What do you do with a bad idea?




If you’re the Federal Energy Regulatory Commission, you try to improve it.




Ten years ago FERC helped launch the idea of deregulating the electric utility industry. Hey, other big industries were doing it—airlines, telephones, health care—wouldn’t it be great to deregulate electricity?




It’s been clear for several years that electricity deregulation isn’t turning out as promised.




There’s no evidence that deregulation has reduced rates. California’s energy disaster two years ago resulted directly from deregulation. So did the Enron bankruptcy scandal. Enron had nothing to sell, so it had to build its empire on hollow hype and lies. Fast-buck artists always appear when new territory opens up.




Deregulation began with the simple idea that competition reduces prices. States that mismanaged their energy policies to the point of having high electric rates saw a quick-fix way to cover up their bungling. States that worked hard and smart to craft policies that kept rates low, like Kentucky (where we enjoy the lowest rates in the nation), were skeptical.




What went wrong? It turns out that things aren’t always simple. Electricity is not like other products or services. Maintaining the complex network that provides our electricity takes effort. But those chasing easy money don’t have time for such details.




Another motive keeping deregulation alive is the effort by high-cost states to grab some less expensive power. Translation: California and the New England states want to raise electric rates in Kentucky so they can get our cheaper power.




So the great deregulation machine coughs and sputters. And FERC keeps trying to keep it running with duct tape and chewing gum.

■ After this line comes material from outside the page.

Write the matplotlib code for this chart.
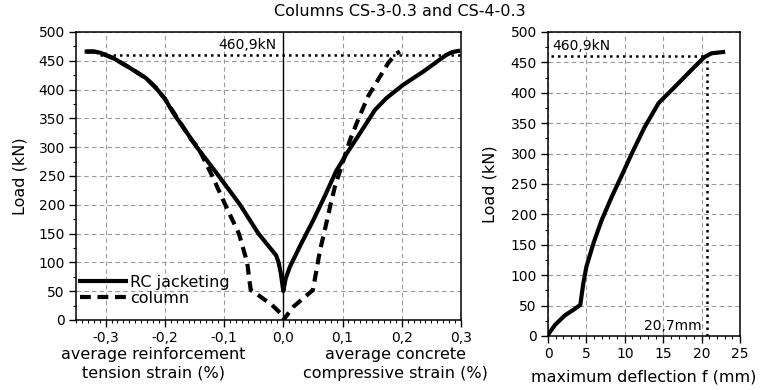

FERC revised the rules in 1996 and again in 2000. Now they’ve got a grand new plan to hand over authority for transmission lines from utilities and state regulators to a bunch of mysterious regional organizations. You can read all about that loony proposal in the article “Electrical Storm” on page 32 of this magazine.




The trouble with this latest FERC fix is that no matter how many bad ideas you layer on top of each other, you still end up with a bad idea.